Moshfegh has long maintained a close relationship with fashion. In 2022, the author walked the runway for  Maryam Nassir Zadeh, and in 2023, she wrote show notes for Proenza Schouler. Her fiction, for all its hallmark perversity, often finds glamor in unlikely figures: the beautiful, insane narrator of My Year of Rest and Relaxation; Rebecca, a devious director of education, in Eileen; the aspiring actors, beach-dwelling prostitutes, and drug-addled club rats that haunt the stories in Homesick for Another World.

“It’s about the presentation of self,” Moshfegh said, when asked about her attraction to fashion. “It’s about beauty, personality, and character. I’m obsessed with clothes.”

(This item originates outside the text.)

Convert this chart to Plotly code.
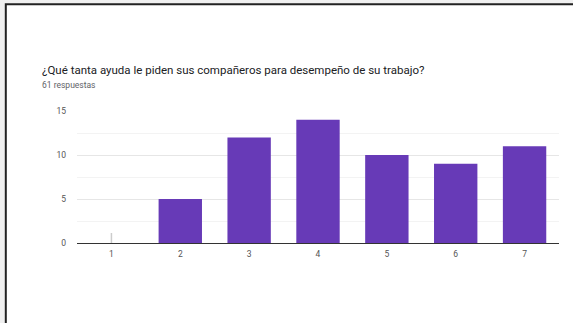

When asked if she would set a novel in the industry, Moshfegh laughed. “I would have to do much more research. A fashion designer has to be more thoughtful than any other art form. Clients, business, keeping up the time.”

Around  Moshfegh, there was plenty to draw inspiration from, with a guest list as colorful and eclectic as the collection itself.

Ever the iconoclast,  Cindy Sherman carried a fur bag and wore rubber boats with her dark suit.  Christopher Briney, the breakout star of last year’s Mean Girls remake, wore a leather coat and hoodie. In her leopard print coat and black bustier, Chloe East, an Orange County native, oozed the sophistication of an Italian movie star.  Sarah Hoover, author of the acclaimed memoir The Motherload, admired Koolhaas’s daring. Olivia Ponton, who stunned in a white shirt and black necktie,  joked that she had to wear her hair down or else she would be confused for a waiter.

Prada, season after season, finds new ways to inspire.